I don’t think people should go to Fox seeking objective truth, but I don’t think they should go to other stations for that purpose, either. A lot of effort went into creating the trappings of independent journalism, which then gave the political biases of independent journalists great authority. That authority has waned in recent decades, and Fox News represents the great triumph of an alternative narrow-mindedness and dogmatism. RS doesn’t criticize Fox against a standard of individual pursuit of truth; it treats news consumers as passive, which means their only hope is to be fed the “objective truth” by a non-Fox network. RS criticizes Fox against a standard of “objective journalism” that really just conceals left-leaning biases.
For instance, RS claims “[Fox News] helped create the Tea Party, transforming it from the butt of late-night jokes into a nationwide insurgency capable of electing U.S. senators.” For Rolling Stone, the Tea Party ought to be a joke; an “objective” news organization would treat them as one.
It’s one thing to say that FNC observed the Tea Party and decided that it was good business, or politics, to hitch its wagon to the movement, to make its broadcasting consistent with the developing anti-establishment mood. But is there really nothing that’s happened in the last few years that would cause people to become anti-establishment? Is there nothing that government has done that violates at least some people’s long-held assumptions about what government ought to do? RS doesn’t even consider these possibilities.
I agree that conservative propaganda exists, but think that like liberal propaganda, it responds and attempts to shape attitudes people already have; it doesn’t create these attitudes out of nowhere. RS actually acknowledges this at one point, contradicting the main theme of the article: “Ailes knows exactly who is watching Fox News each day, and he is adept at playing to their darkest fears in the age of Obama,” the Stone intones before informing us that 84 percent of Hannity’s viewers believe that government does too much (who could have guessed?) “’He’s got a niche audience and he’s programmed to it beautifully,’ says a former News Corp. colleague. ‘He feeds them exactly what they want to hear.’”

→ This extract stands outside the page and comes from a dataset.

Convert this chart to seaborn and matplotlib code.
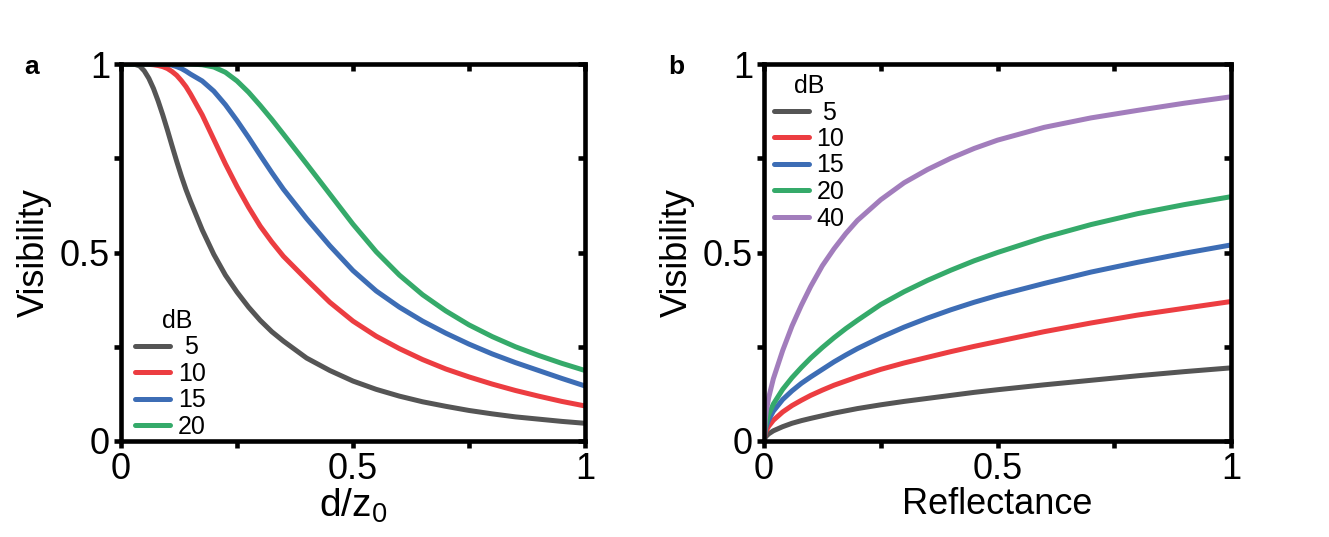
import numpy as np
import pandas as pd
import matplotlib
matplotlib.use("Agg")
import matplotlib.pyplot as plt
import seaborn as sns

# panel a: visibility vs d/z0
dz = [0, 0.02, 0.03, 0.04, 0.05, 0.06, 0.07, 0.08, 0.09, 0.1, 0.11, 0.12, 0.13,
      0.14, 0.15, 0.175, 0.2, 0.225, 0.25, 0.275, 0.3, 0.325, 0.35, 0.4, 0.45,
      0.5, 0.55, 0.6, 0.65, 0.7, 0.75, 0.8, 0.85, 0.9, 0.95, 1.0]
vis_a_5 = [1.0, 1.0, 0.999, 0.995, 0.982, 0.962, 0.935, 0.902, 0.865, 0.825, 0.783,
           0.742, 0.703, 0.667, 0.635, 0.56, 0.495, 0.44, 0.395, 0.355, 0.32, 0.29,
           0.265, 0.22, 0.187, 0.159, 0.137, 0.119, 0.104, 0.092, 0.081, 0.072,
           0.064, 0.058, 0.052, 0.047]
vis_a_10 = [1.0, 1.0, 1.0, 1.0, 1.0, 0.999, 0.998, 0.996, 0.993, 0.988, 0.98, 0.97,
            0.956, 0.94, 0.92, 0.865, 0.80, 0.735, 0.675, 0.62, 0.57, 0.528, 0.49,
            0.428, 0.368, 0.318, 0.278, 0.245, 0.216, 0.191, 0.17, 0.151, 0.134,
            0.119, 0.105, 0.093]
vis_a_15 = [1.0, 1.0, 1.0, 1.0, 1.0, 1.0, 1.0, 1.0, 1.0, 0.999, 0.997, 0.993, 0.988,
            0.981, 0.973, 0.955, 0.928, 0.892, 0.85, 0.805, 0.758, 0.712, 0.668,
            0.59, 0.518, 0.452, 0.398, 0.355, 0.318, 0.286, 0.257, 0.231, 0.208,
            0.187, 0.166, 0.146]
vis_a_20 = [1.0, 1.0, 1.0, 1.0, 1.0, 1.0, 1.0, 1.0, 1.0, 1.0, 1.0, 1.0, 1.0, 1.0,
            1.0, 0.998, 0.992, 0.978, 0.955, 0.925, 0.89, 0.853, 0.814, 0.735,
            0.655, 0.575, 0.502, 0.44, 0.388, 0.345, 0.308, 0.277, 0.25, 0.227,
            0.206, 0.187]

# panel b: visibility vs reflectance
refl = [0, 0.0025, 0.005, 0.01, 0.02, 0.04, 0.06, 0.08, 0.1, 0.125, 0.15, 0.175,
        0.2, 0.25, 0.3, 0.35, 0.4, 0.45, 0.5, 0.6, 0.7, 0.8, 0.9, 1.0]
vis_b_5 = [0, 0.009, 0.013, 0.019, 0.027, 0.038, 0.047, 0.054, 0.06, 0.067, 0.074,
           0.08, 0.086, 0.096, 0.105, 0.113, 0.121, 0.129, 0.136, 0.149, 0.161,
           0.173, 0.184, 0.194]
vis_b_10 = [0, 0.02, 0.028, 0.039, 0.055, 0.077, 0.094, 0.108, 0.121, 0.135, 0.148,
            0.159, 0.17, 0.19, 0.207, 0.222, 0.237, 0.251, 0.264, 0.29, 0.313,
            0.334, 0.352, 0.37]
vis_b_15 = [0, 0.028, 0.04, 0.056, 0.079, 0.11, 0.133, 0.153, 0.17, 0.19, 0.21,
            0.228, 0.245, 0.275, 0.302, 0.326, 0.348, 0.368, 0.386, 0.418, 0.448,
            0.474, 0.498, 0.52]
vis_b_20 = [0, 0.035, 0.05, 0.07, 0.098, 0.137, 0.168, 0.195, 0.22, 0.248, 0.274,
            0.298, 0.32, 0.362, 0.396, 0.426, 0.453, 0.478, 0.50, 0.54, 0.574,
            0.603, 0.627, 0.648]
vis_b_40 = [0, 0.055, 0.08, 0.115, 0.165, 0.24, 0.305, 0.36, 0.41, 0.465, 0.51,
            0.55, 0.585, 0.64, 0.685, 0.72, 0.75, 0.776, 0.798, 0.832, 0.857,
            0.877, 0.896, 0.913]

labels_a = [" 5", "10", "15", "20"]
labels_b = [" 5", "10", "15", "20", "40"]
colors = ["#555555", "#EC3D41", "#3D6DB5", "#35AA6A", "#A27DBC"]
ticks = [0, 0.25, 0.5, 0.75, 1]
tick_text = ["0", "", "0.5", "", "1"]

df_a = pd.concat([pd.DataFrame({"x": dz, "v": v, "dB": lab})
                  for v, lab in zip([vis_a_5, vis_a_10, vis_a_15, vis_a_20], labels_a)])
df_b = pd.concat([pd.DataFrame({"x": refl, "v": v, "dB": lab})
                  for v, lab in zip([vis_b_5, vis_b_10, vis_b_15, vis_b_20, vis_b_40], labels_b)])

sns.set_theme(style="ticks")
plt.rcParams["font.family"] = ["Liberation Sans", "DejaVu Sans"]
plt.rcParams["mathtext.fontset"] = "custom"
plt.rcParams["mathtext.rm"] = "Liberation Sans"
for key in ["text.color", "axes.labelcolor", "xtick.color", "ytick.color", "axes.edgecolor"]:
    plt.rcParams[key] = "black"

fig = plt.figure(figsize=(13.29, 5.37), dpi=100)
ax_a = fig.add_axes([121 / 1329, 96 / 537, 464 / 1329, 377 / 537])
ax_b = fig.add_axes([764 / 1329, 96 / 537, 467 / 1329, 377 / 537])

lw = 3.6
sns.lineplot(data=df_a, x="x", y="v", hue="dB", hue_order=labels_a,
             palette=colors[:4], linewidth=lw, sort=False, ax=ax_a)
sns.lineplot(data=df_b, x="x", y="v", hue="dB", hue_order=labels_b,
             palette=colors, linewidth=lw, sort=False, ax=ax_b)

for ax, xlabel, xsize in [(ax_a, "d/z$_0$", 28), (ax_b, "Reflectance", 26)]:
    ax.set_xlim(0, 1)
    ax.set_ylim(0, 1)
    ax.set_xticks(ticks)
    ax.set_yticks(ticks)
    ax.set_xticklabels(tick_text, fontsize=26)
    ax.set_yticklabels(tick_text, fontsize=26)
    for sp in ax.spines.values():
        sp.set_visible(True)
        sp.set_linewidth(3.3)
    ax.tick_params(axis="both", direction="out", length=5, width=3.3, pad=3)
    # inward ticks on top and right
    top = ax.secondary_xaxis("top")
    top.set_xticks(ticks)
    top.set_xticklabels([])
    top.tick_params(direction="in", length=5, width=3.3)
    right = ax.secondary_yaxis("right")
    right.set_yticks(ticks)
    right.set_yticklabels([])
    right.tick_params(direction="in", length=5, width=3.3)
    for sp in list(top.spines.values()) + list(right.spines.values()):
        sp.set_visible(False)
    ax.set_xlabel(xlabel, fontsize=xsize, labelpad=0)
    ax.set_ylabel("Visibility", fontsize=26, labelpad=6)

leg_kw = dict(frameon=False, fontsize=18, title_fontsize=18,
              handlelength=1.4, handletextpad=0.3, labelspacing=0.1,
              borderaxespad=0, borderpad=0.4)
sns.move_legend(ax_a, "lower left", bbox_to_anchor=(0.009, -0.021), title="  dB", **leg_kw)
sns.move_legend(ax_b, "upper left", bbox_to_anchor=(0.0, 1.0), title="dB", **leg_kw)
for ax in (ax_a, ax_b):
    for h in ax.get_legend().get_lines():
        h.set_linewidth(lw)
        h.set_solid_capstyle("round")

fig.text(24 / 1329, 1 - 67 / 537, "a", fontsize=19, fontweight="bold", va="center")
fig.text(668 / 1329, 1 - 67 / 537, "b", fontsize=19, fontweight="bold", va="center")

fig.savefig("out.png", dpi=100, facecolor="white")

So when RS wants to use a poll as evidence of FNC giving people what they already want to hear, they do this. But when they want to use a different poll as evidence that FNC causes people to believe things, they do this: “The result of this concerted campaign of disinformation is a viewership that knows almost nothing about what’s going on in the world. According to recent polls, Fox News viewers are the most misinformed of all news consumers. are 12 percentage points more likely to believe the stimulus package caused job losses, 17 points more likely to believe Muslims want to establish Shariah law in America, 30 points more likely to say that scientists dispute global warming, and 31 points more likely to doubt President Obama’s citizenship.”

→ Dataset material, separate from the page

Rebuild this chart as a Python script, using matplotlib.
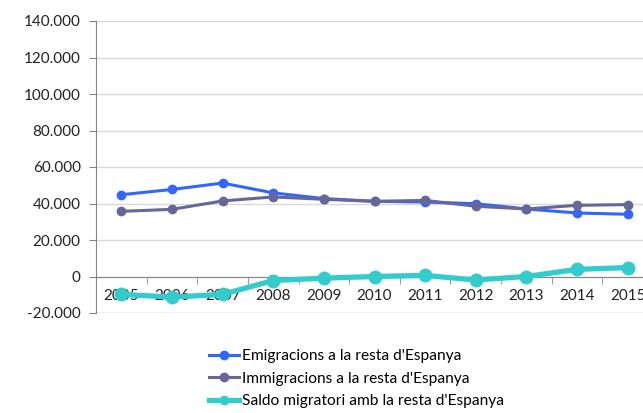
import matplotlib.pyplot as plt
from matplotlib.ticker import FuncFormatter, FixedLocator
import numpy as np

plt.rcParams['font.family'] = ['Lato', 'DejaVu Sans']

years = ['2005', '2006', '2007', '2008', '2009', '2010',
         '2011', '2012', '2013', '2014', '2015']
emigracions = [44800, 47700, 51200, 45800, 42700, 41200,
               40800, 39900, 37000, 34800, 34100]
immigracions = [35700, 36800, 41400, 43600, 42300, 41200,
                41700, 38500, 37000, 39000, 39400]
saldo = [-9800, -11300, -9800, -2200, -900, 0,
         600, -1900, 0, 3900, 4900]

labels = ["Emigracions a la resta d'Espanya",
          "Immigracions a la resta d'Espanya",
          "Saldo migratori amb la resta d'Espanya"]
colors = ['#3366FF', '#666699', '#33CCCC']

fig = plt.figure(figsize=(6.43, 4.13), dpi=100)
# the category axis runs a little past the right edge of the figure
ax = fig.add_axes([96 / 643, 100 / 413, 557 / 643, 292 / 413])

x = np.arange(len(years))
ax.plot(x, emigracions, color=colors[0], lw=2.2, marker='o', ms=6,
        label=labels[0], zorder=3)
ax.plot(x, immigracions, color=colors[1], lw=2.2, marker='o', ms=6,
        label=labels[1], zorder=4)
ax.plot(x, saldo, color=colors[2], lw=3.8, marker='o', ms=9,
        label=labels[2], zorder=5)

ax.set_xlim(-0.5, len(years) - 0.5)
ax.set_ylim(-20000, 140000)
ax.set_yticks(np.arange(-20000, 140001, 20000))
ax.yaxis.set_major_formatter(FuncFormatter(lambda v, p: f"{int(v):,}".replace(',', '.')))
ax.grid(axis='y', color='#D9D9D9', lw=1)
ax.set_axisbelow(True)

for s in ['top', 'right']:
    ax.spines[s].set_visible(False)
ax.spines['left'].set_color('#868686')
ax.spines['bottom'].set_color('#868686')
ax.spines['bottom'].set_position(('data', 0))
ax.axhline(-20000, color='#D9D9D9', lw=1, zorder=1)

ax.set_xticks(x)
ax.set_xticklabels(years)
ax.xaxis.set_minor_locator(FixedLocator(np.arange(0.5, len(years) - 0.5, 1)))
ax.tick_params(axis='x', which='major', length=0, pad=9, labelsize=11, colors='#222222')
ax.tick_params(axis='x', which='minor', length=5, color='#868686')
ax.tick_params(axis='y', length=5, color='#868686', labelsize=11, colors='#222222', pad=6)

leg = fig.legend(loc='upper left', bbox_to_anchor=(203 / 643, 1 - 343 / 413),
                 frameon=False, fontsize=11.2, handlelength=1.9, handletextpad=0.2,
                 labelspacing=0.55, borderaxespad=0)
for h in leg.legend_handles:
    h.set_markersize(6)

fig.savefig('out.png', dpi=100)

Apart from the way RS interprets similar polls differently throughout the same piece depending on what story they want to tell, there are a number of problems with this. To begin with, correlation is not causation. People who are more likely to be open to birtherism are surely more likely to watch FNC, but that doesn’t mean the network itself promotes birtherism. I haven’t seen it doing so, and you’d think RS would have mentioned it if that were the case.
Secondly, the article only cites polls of conservative “misinformation.” If you’re trying to see what audience is most misinformed, wouldn’t you poll liberal and conservative false beliefs?

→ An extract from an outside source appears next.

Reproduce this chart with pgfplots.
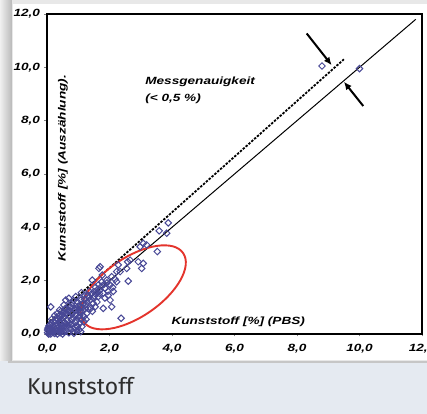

Finally, who’s to say someone thinking the stimulus caused job losses is misinformed? Agreeing with progressives doesn’t mean you have a well-formed reason for your opinion, and disagreeing with them doesn’t mean you have a poorly-informed opinion.
Another indication of RS’s view of objectivity comes in their treatment of the Willie Horton ad- Roger Ailes’ “dirtiest move.” For RS, the ad is an example of Ailes using television “to skew public perception.” Again, Rolling Stone has an idea of what public perception ought to be. But Willie Horton, objectively speaking, did what he did. Nobody disputes this. Rather, Rolling Stone doesn’t think we should have a certain opinion about this.
For RS, it was “a precursor to the modern Tea Party” when Ailes “conspired with the tobacco companies to unleash angry phone calls on Congress- cold-calling smokers and patching them through to the switchboards on Capitol Hill”; RS presents widely accepted engagement in the political process, such as protesting and calling one’s Congressman, as a sinister conspiracy when people do it for purposes they do not approve of. And, again, it assumes that grass roots activism, at least conservative grass roots activism, is inauthentic and cannot stem from people’s “real” beliefs and interests.
Rupert Murdoch, we learn from RS, attempted in his pre-Fox News days to create “a 60 Minutes-style program that, under the guise of straight news, would feature a weekly attack-and-destroy piece targeting a liberal politician or social program.” But 60 Minutes itself is known for going on the attack against its subjects, and few people seem to think this is sinister. When they do it, it’s “hard-hitting journalism.”